House Majority Leader Tom DeLay (R-Tex.) derided concerns over the administration’s confession that it had used false statements on the path to war:
It’s very easy to pick one little flaw here or one little flaw there. The overall reason we went into Iraq was sound and morally sound. And it’s not just because somebody forged or a made a mistake on whether Saddam Hussein was looking for nuclear material from Niger or whatever.
Whatever. Hundreds of American soldiers are dead and thousands of Iraqi civilians have been killed. It is not a question of “one little flaw here or one little flaw there.” Instead, it is a question of plank after plank of the Bush administration’s justification for going to war being rotten to the core.
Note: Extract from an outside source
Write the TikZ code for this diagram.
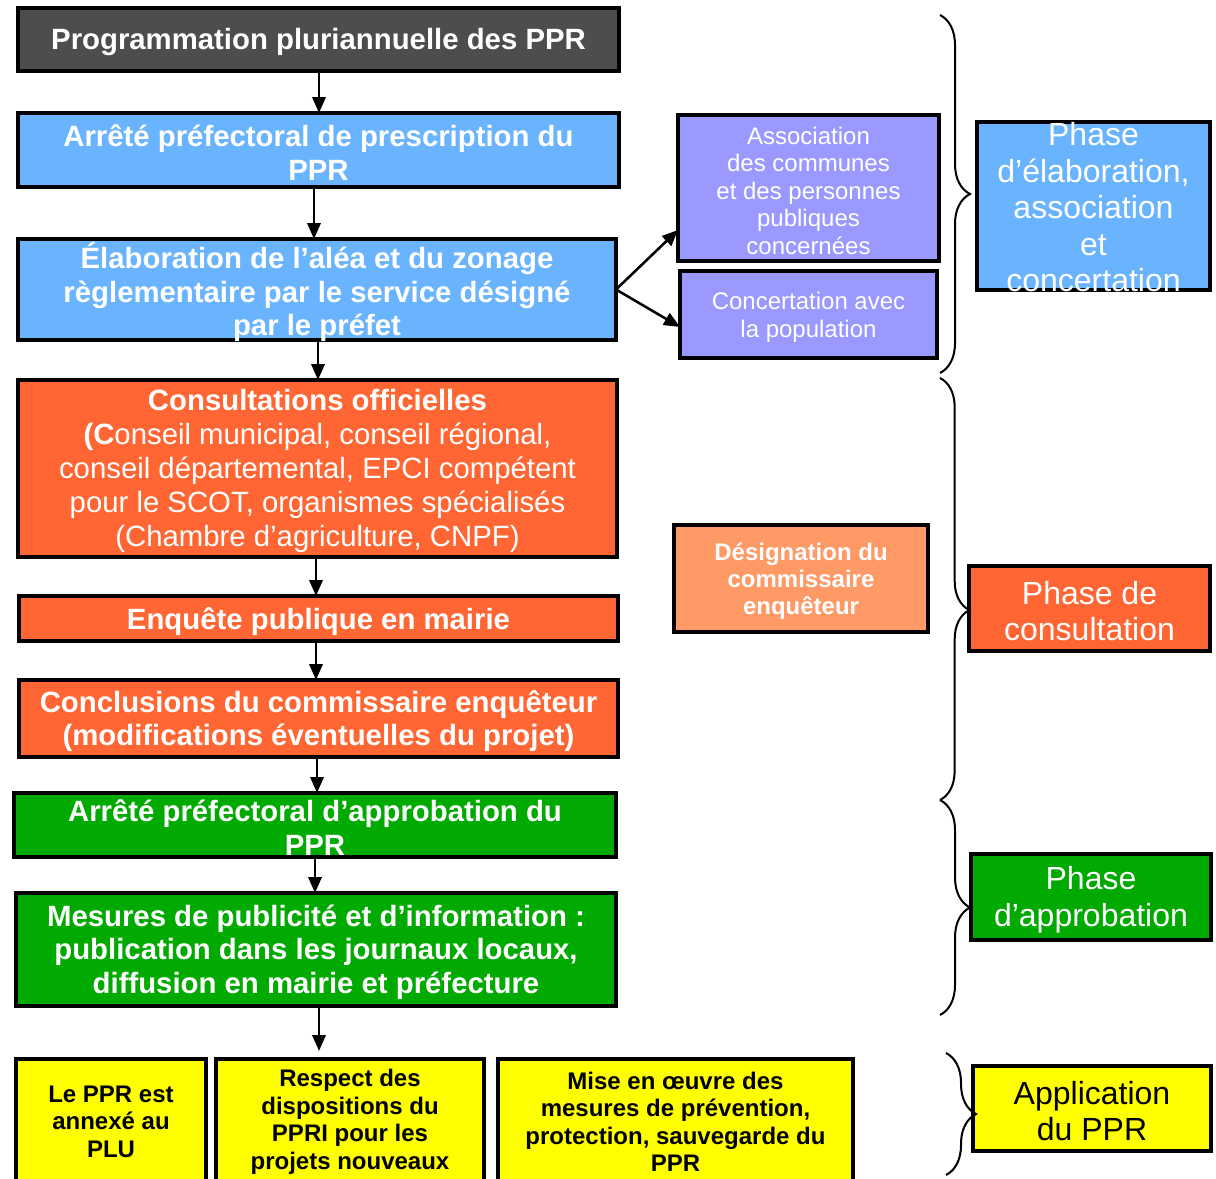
\documentclass[tikz,border=0pt]{standalone}
\usepackage{fontspec}
\setmainfont{Liberation Sans}
\usetikzlibrary{arrows.meta,decorations.pathreplacing,calc}
\definecolor{cdark}{HTML}{4D4D4D}
\definecolor{cblue}{HTML}{6AB4FF}
\definecolor{cpurple}{HTML}{9999FF}
\definecolor{corange}{HTML}{FF6633}
\definecolor{clorange}{HTML}{FF9966}
\definecolor{cgreen}{HTML}{00AA00}
\definecolor{cyellow}{HTML}{FFFF00}
\newcommand{\fbigb}{\fontsize{22}{25}\selectfont\bfseries}
\newcommand{\fbign}{\fontsize{22}{25.5}\selectfont}
\newcommand{\fsmn}{\fontsize{18}{20.6}\selectfont}
\newcommand{\fsmb}{\fontsize{18}{20.6}\selectfont\bfseries}
\newcommand{\fphase}{\fontsize{24}{27.3}\selectfont}
\newcommand{\mybox}[6]{\node[boxst, fill=#2, minimum width={(#5-#3)*0.75pt}, minimum height={(#6-#4)*0.75pt}] (#1) at ({(#3+#5)/2},{(#4+#6)/2}) {};}
\tikzset{
  boxst/.style={draw=black, line width=2.3pt, inner sep=0pt, outer sep=0pt, rectangle},
  tw/.style={text=white, align=center, inner sep=0pt, yshift=-2pt},
  tb/.style={text=black, align=center, inner sep=0pt, yshift=-2pt},
  arr/.style={line width=1.9pt, -{Triangle[length=12pt,width=10pt]}},
  brc/.style={decorate, line width=1.5pt, decoration={brace, amplitude=#1}},
}
\begin{document}
\begin{tikzpicture}[x=0.75pt,y=-0.75pt]
\fill[white] (0,0) rectangle (1216,1178);
\useasboundingbox (0,0) rectangle (1216,1178);

% left column
\mybox{prog}{cdark}{18}{8}{619}{71}
\mybox{presc}{cblue}{18}{113}{619}{187}
\mybox{elab}{cblue}{18}{239}{616}{340}
\mybox{consult}{corange}{18}{380}{617}{557}
\mybox{enq}{corange}{19}{596}{618}{641}
\mybox{concl}{corange}{19}{680}{618}{757}
\mybox{appr}{cgreen}{14}{793}{616}{857}
\mybox{mes}{cgreen}{16}{893}{616}{1006}
\mybox{ya}{cyellow}{16}{1059}{206}{1182}
\mybox{yb}{cyellow}{216}{1059}{484}{1182}
\mybox{yc}{cyellow}{498}{1059}{853}{1182}

% middle column
\mybox{assoc}{cpurple}{678}{115}{939}{261}
\mybox{conc}{cpurple}{680}{271}{937}{358}
\mybox{desig}{clorange}{674}{525}{928}{632}

% phases
\mybox{ph1}{cblue}{977}{122}{1210}{290}
\mybox{ph2}{corange}{969}{566}{1210}{651}
\mybox{ph3}{cgreen}{971}{854}{1211}{940}
\mybox{ph4}{cyellow}{973}{1066}{1211}{1151}

% texts
\node[tw, font=\fbigb] (prog-t) at (prog) {Programmation pluriannuelle des PPR};
\node[tw, font=\fbigb] (presc-t) at (presc) {Arrêté préfectoral de prescription du\\PPR};
\node[tw, font=\fbigb] (elab-t) at (elab) {Élaboration de l'aléa et du zonage\\règlementaire par le service désigné\\par le préfet};
\node[tw, font=\fbign] (consult-t) at (consult) {\textbf{Consultations officielles}\\\textbf{(C}onseil municipal, conseil régional,\\conseil départemental, EPCI compétent\\pour le SCOT, organismes spécialisés\\(Chambre d’agriculture, CNPF)};
\node[tw, font=\fbigb] (enq-t) at (enq) {Enquête publique en mairie};
\node[tw, font=\fbigb] (concl-t) at (concl) {Conclusions du commissaire enquêteur\\(modifications éventuelles du projet)};
\node[tw, font=\fbigb] (appr-t) at (appr) {Arrêté préfectoral d’approbation du\\PPR};
\node[tw, font=\fbigb] (mes-t) at (mes) {Mesures de publicité et d’information :\\publication dans les journaux locaux,\\diffusion en mairie et préfecture};
\node[tb, font=\fsmb] (ya-t) at (111,1119) {Le PPR est\\annexé au\\PLU};
\node[tb, font=\fsmb] (yb-t) at (350,1119) {Respect des\\dispositions du\\PPRI pour les\\projets nouveaux};
\node[tb, font=\fsmb] (yc-t) at (675.5,1119) {Mise en œuvre des\\mesures de prévention,\\protection, sauvegarde du\\PPR};
\node[tw, font=\fsmn] (assoc-t) at (assoc) {Association\\des communes\\et des personnes\\publiques\\concernées};
\node[tw, font=\fsmn] (conc-t) at (conc) {Concertation avec\\la population};
\node[tw, font=\fsmb] (desig-t) at (desig) {Désignation du\\commissaire\\enquêteur};
\node[tw, font=\fphase, yshift=1pt] (ph1-t) at (ph1) {Phase\\d’élaboration,\\association\\et\\concertation};
\node[tw, font=\fphase] (ph2-t) at (ph2) {Phase de\\consultation};
\node[tw, font=\fphase] (ph3-t) at (ph3) {Phase\\d’approbation};
\node[tb, font=\fphase] (ph4-t) at (ph4) {Application\\du PPR};

% arrows
\draw[arr] (prog.south -| 319,0) -- (presc.north -| 319,0);
\draw[arr] (presc.south -| 314,0) -- (elab.north -| 314,0);
\draw[arr] (elab.south -| 318,0) -- (consult.north -| 318,0);
\draw[arr] (consult.south -| 316,0) -- (enq.north -| 316,0);
\draw[arr] (enq.south -| 316,0) -- (concl.north -| 316,0);
\draw[arr] (concl.south -| 317,0) -- (appr.north -| 317,0);
\draw[arr] (appr.south -| 315,0) -- (mes.north -| 315,0);
\coordinate (mesend) at (319,1051);
\draw[arr] (mes.south -| 319,0) -- (mesend);
\draw[arr] (elab.east) -- (assoc.west |- 0,230);
\draw[arr] (elab.east) -- (conc.west |- 0,327);

% braces
\draw[brc=22.5pt] (940,15) -- (940,373);
\draw[brc=22pt, decoration={aspect=0.55}] (940,378) -- (940,800);
\draw[brc=22.5pt] (940,800) -- (940,1015);
\draw[brc=22.5pt] (946,1053) -- (946,1175);
\end{tikzpicture}
\end{document}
And leaders like DeLay respond by rushing to attempt to close the subject and to portray any further curiosity as pettifogging — or worse.
Bush White House aides sought to defend the president by blaming the CIA for failing to warn them that the Niger story was as bogus as a three-dollar bill. However, on July 22, Bush’s Deputy National Security Adviser Stephen J. Hadley and his chief speechwriter, Michael Gerson, conceded that the CIA had sent two warnings to the White House in early October 2002 casting grave doubts on the Iraq-Niger uranium claims.
The Washington Post noted the following day that
yesterday’s disclosures indicate top White House officials knew that the CIA seriously disputed the claim that Saddam Hussein was seeking uranium in Africa long before the claim was included in Bush’s January address to the nation.
Most of the American media ignored the revelations amidst widespread exulting over the killing of Saddam’s sons by the U.S. military in Iraq.
The Bush administration knew — at least as of early March — that the president’s statements in the state of the Union address on Iraq’s pursuing uranium in Africa were false and misleading. Yet the administration made no effort to correct its falsehoods until a British parliamentary inquiry had bludgeoned the Blair government on the same issue.
There is no reason to presume that Bush was more deceptive and manipulative on the war on Iraq than he is on the war on terrorism or other subjects. The main difference is that the evidence of false claims on Iraq is now stark, especially after the U.S. invasion.